Nella giurisprudenza amministrativa, formatasi sui rapporti di lavoro di impiego pubblico non contrattualizzato, accanto ad un orientamento secondo cui il recupero ha carattere di doverosità e costituisce esercizio di un vero e proprio diritto soggettivo a contenuto patrimoniale, non rinunziabile, in quanto correlato al conseguimento di quelle finalità di pubblico interesse, cui sono istituzionalmente destinate le somme indebitamente erogate, mentre le situazioni di affidamento e di buona fede dei percipienti rileverebbero ai soli fini delle modalità con cui il recupero deve essere effettuato, in modo cioè da non incidere in maniera eccessivamente onerosa sulle esigenze di vita del dipendente, si rinviene altro orientamento che ha affermato che i suddetti principi giurisprudenziali non possono essere applicati in via automatica, generalizzata e indifferenziata a qualsiasi caso concreto di indebita erogazione, da parte della pubblica amministrazione, di somme ai propri dipendenti, dovendosi aver riguardo alle connotazioni delle singole fattispecie, tenendo conto della natura degli importi di volta in volta richiesti in restituzione, delle cause dell'errore che aveva portato alla corresponsione delle somme in contestazione, del lasso di tempo trascorso tra la data di corresponsione e quella di emanazione del provvedimento di recupero, dell'entità delle somme corrisposte in riferimento alle correlative finalità.

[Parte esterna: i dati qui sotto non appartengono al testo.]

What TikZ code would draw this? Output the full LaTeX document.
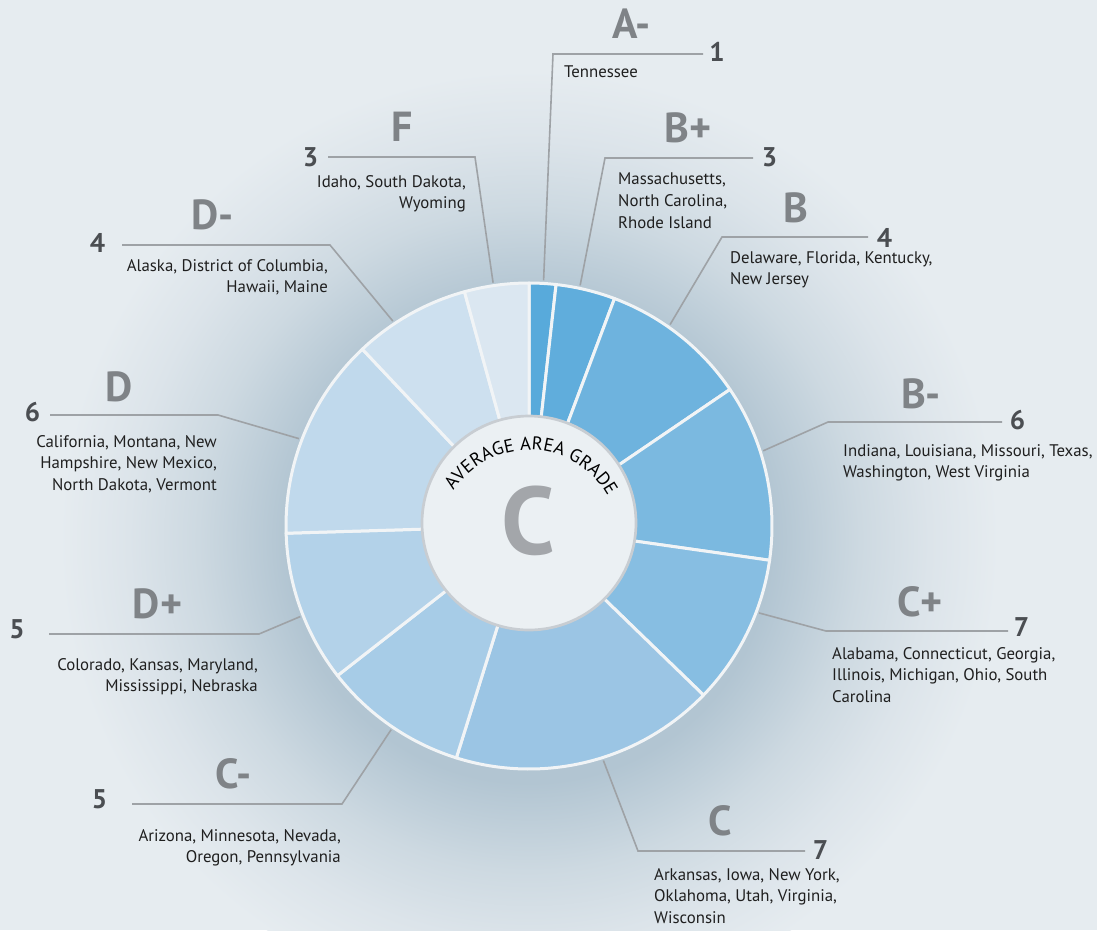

La eventuale non ripetibilità dell'indebito in ogni caso non può connessa al solo decorso del tempo o alla sola buona fede, ma ad una pluralità di fattori che devono concorrere.
La Corte di Cassazione ha concluso, quindi, che correttamente nessun elemento ostativo nel caso affrontato era stato individuato perché non si procedesse al recupero dell'indebito contro la dipendente ed ha rigetto il ricorso di quest'ultima.